実施例1では、全ての締結要素(B1,B2,B3,K1,K2,K3)を解放する解放指令の出力から所定時間が経過したときにインターロックの発生の有無を判定する際、「所定時間」を、締結要素のトルク容量をゼロにするために要する時間等とする例を示した。しかしながら、これに限らない。例えば、締結中の締結要素のトルク容量が低下するために要する時間や、締結要素の解放に伴ってタービン回転数Ntが増加するために要する時間等であってもよい。
また、実施例1では、インターロックの発生有無を判定する基準となるタービン回転数Ntの増加に対する「閾値」を、解放指令の出力時点からのタービン回転数Ntの増加率とする例を示した。しかしながら、これに限らない。例えば、この「閾値」を、タービン回転数Ntとエンジン1の出力回転数(エンジン回転数Ne)との回転差で示し、この回転差が所定値以上のとき、タービン回転数Ntの増加が閾値以下であると判断してもよい。
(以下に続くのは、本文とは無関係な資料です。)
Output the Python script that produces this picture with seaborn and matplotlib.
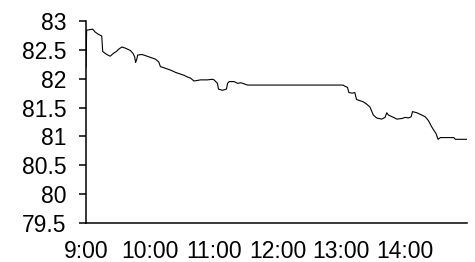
import matplotlib
matplotlib.use("Agg")
import matplotlib.pyplot as plt
import seaborn as sns
import pandas as pd

# minutes since 9:00
minutes = [0, 0.6, 6.3, 8.5, 11.6, 14.8, 15.7, 19.5, 22.7, 25.8, 28.4, 30.6, 33.7, 36.9,
           41.6, 44.1, 45.7, 46.6, 47.9, 48.5, 52.6, 57.4, 60.5, 65.2, 68.4, 69.9, 74.7,
           79.4, 84.1, 87.3, 92.0, 95.2, 98.3, 101.4, 107.7, 114.1, 118.8, 120.3, 123.5,
           124.5, 128.2, 132.0, 133.0, 134.5, 139.2, 142.4, 145.5, 148.7, 151.9, 241.6,
           243.2, 245.7, 247.0, 250.1, 252.6, 254.2, 257.3, 260.5, 263.7, 266.8, 270.0,
           273.1, 277.8, 281.0, 282.6, 284.2, 288.9, 292.0, 296.7, 299.9, 303.0, 305.5,
           306.8, 310.9, 315.6, 318.8, 321.9, 324.4, 326.7, 328.9, 330.8, 333.0, 345.6,
           347.1, 360.0]
prices = [82.20, 82.84, 82.86, 82.81, 82.77, 82.74, 82.47, 82.42, 82.39, 82.44, 82.47,
          82.51, 82.55, 82.53, 82.49, 82.44, 82.38, 82.28, 82.35, 82.41, 82.42, 82.39,
          82.37, 82.34, 82.29, 82.21, 82.18, 82.15, 82.11, 82.09, 82.06, 82.03, 82.01,
          81.96, 81.98, 81.98, 81.99, 81.98, 81.92, 81.82, 81.80, 81.82, 81.92, 81.95,
          81.95, 81.92, 81.93, 81.91, 81.89, 81.89, 81.87, 81.85, 81.76, 81.75, 81.76,
          81.64, 81.62, 81.60, 81.56, 81.51, 81.37, 81.32, 81.30, 81.33, 81.41, 81.37,
          81.33, 81.30, 81.31, 81.33, 81.32, 81.34, 81.43, 81.41, 81.37, 81.34, 81.27,
          81.18, 81.11, 81.05, 80.95, 80.98, 80.98, 80.95, 80.95]

x_tick_pos = [0, 60, 120, 180, 240, 300]
x_tick_labels = ["9:00", "10:00", "11:00", "12:00", "13:00", "14:00"]
y_tick_pos = [79.5, 80, 80.5, 81, 81.5, 82, 82.5, 83]
y_tick_labels = ["79.5", "80", "80.5", "81", "81.5", "82", "82.5", "83"]

df = pd.DataFrame({"minute": minutes, "price": prices})

sns.set_theme(style="white")
plt.rcParams["font.family"] = ["Liberation Sans", "DejaVu Sans"]

fig = plt.figure(figsize=(4.75, 2.62), dpi=100)
ax = fig.add_axes([86 / 475, 39 / 262, 381 / 475, 202 / 262])

sns.lineplot(data=df, x="minute", y="price", ax=ax, color="black", linewidth=0.8,
             estimator=None, sort=False)

ax.set_xlim(0, 358)
ax.set_ylim(79.5, 83)
ax.set_xticks(x_tick_pos)
ax.set_xticklabels(x_tick_labels)
ax.set_yticks(y_tick_pos)
ax.set_yticklabels(y_tick_labels)
ax.set_xlabel("")
ax.set_ylabel("")

for s in ["top", "right"]:
    ax.spines[s].set_visible(False)
for s in ["left", "bottom"]:
    ax.spines[s].set_color("black")
    ax.spines[s].set_linewidth(1.1)

ax.tick_params(axis="y", which="major", direction="out", length=4.7, width=1.1,
               color="black", labelsize=16.5, pad=9.5, left=True, labelcolor="black")
ax.tick_params(axis="x", which="major", length=0, labelsize=16.5, pad=12,
               labelcolor="black")

fig.savefig("out.png", dpi=100)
また、実施例1では、自動変速機として、前進9速後退1速の自動変速機3の例を示した。しかし、自動変速機としては、前進9速後退1速以外の有段変速段を持つ自動変速機の例としてもよいし、締結要素として、前進クラッチと後退ブレーキを持つ無段変速機の例としてもよい。つまり、締結要素を有する自動変速機であれば、本発明の自動変速機の制御装置を適用することが可能である。なお、締結要素は、摩擦締結要素に限らず、ドグクラッチのような噛み合いによって締結するものであってもよい。
そして、実施例1では、エンジン車に搭載される自動変速機の制御装置の例を示したが、エンジン車に限らない。ハイブリッド車や電気自動車等の自動変速機の制御装置としても本発明の自動変速機の制御装置を適用することが可能である。